Question about Unlabeled Data
bibudhlahiri opened this issue · 2 comments
I am using your example code from the following library on a dataset created for one of our applications:
https://www.tensorflow.org/neural_structured_learning/tutorials/graph_keras_lstm_imdb
Can you please clarify how and where in the code the data has been split between the labeled and unlabeled sets? I see the concept of supervision ratio and see that you took 90% of the original train_dataset as validation_dataset and the remaining 10% as train_dataset. Do you mean the validation_dataset was used as the unlabeled dataset? But that's not what it looks like based on the documentation here:
https://www.tensorflow.org/neural_structured_learning/api_docs/python/nsl/keras/GraphRegularization#fit
Thanks for the question, @bibudhlahiri !
Your understanding is correct that the validation_dataset is used as the unlabeled set.
But before training, the unlabeled set is merged with the labeled set using nsl.tools.pack_nbrs to create "neighbor-augmented" training examples. That is, in addition to each example's own feature (word), they will also contain features from its neighbors (NL_nbr_0_words, NL_nbr_1_words) and the weight of its neighbors (NL_nbr_0_weight, NL_nbr_1_weight).
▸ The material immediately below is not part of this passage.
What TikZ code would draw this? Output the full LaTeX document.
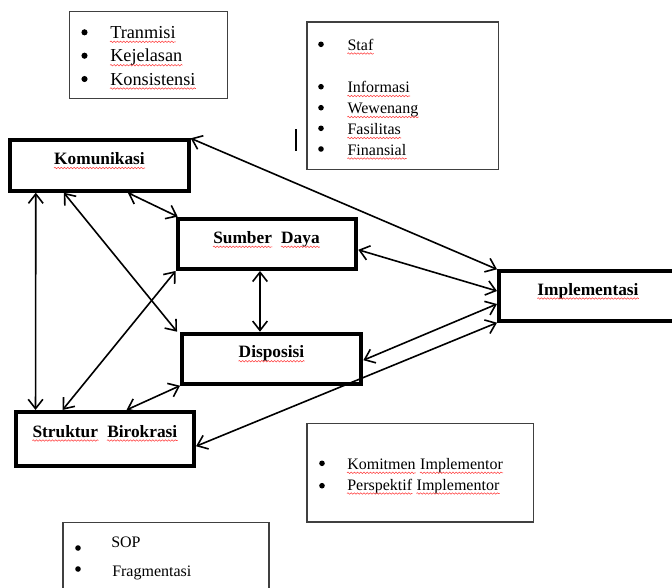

In the tutorial, the pack_nbrs step is happened before the train-validation split, so effectively we allow both labeled and unlabeled examples to be neighbors of (labeled) training examples.
When calling graph_reg_model.fit, the train_dataset already contains neighbor-augmented training examples, so we do not have to specify the unlabeled set again. The argument validation_data=validation_dataset is for monitoring validation accuracy, just like in ordinary model training.
Closing this issue due to inactivity. Please feel free to reopen if you have further questions.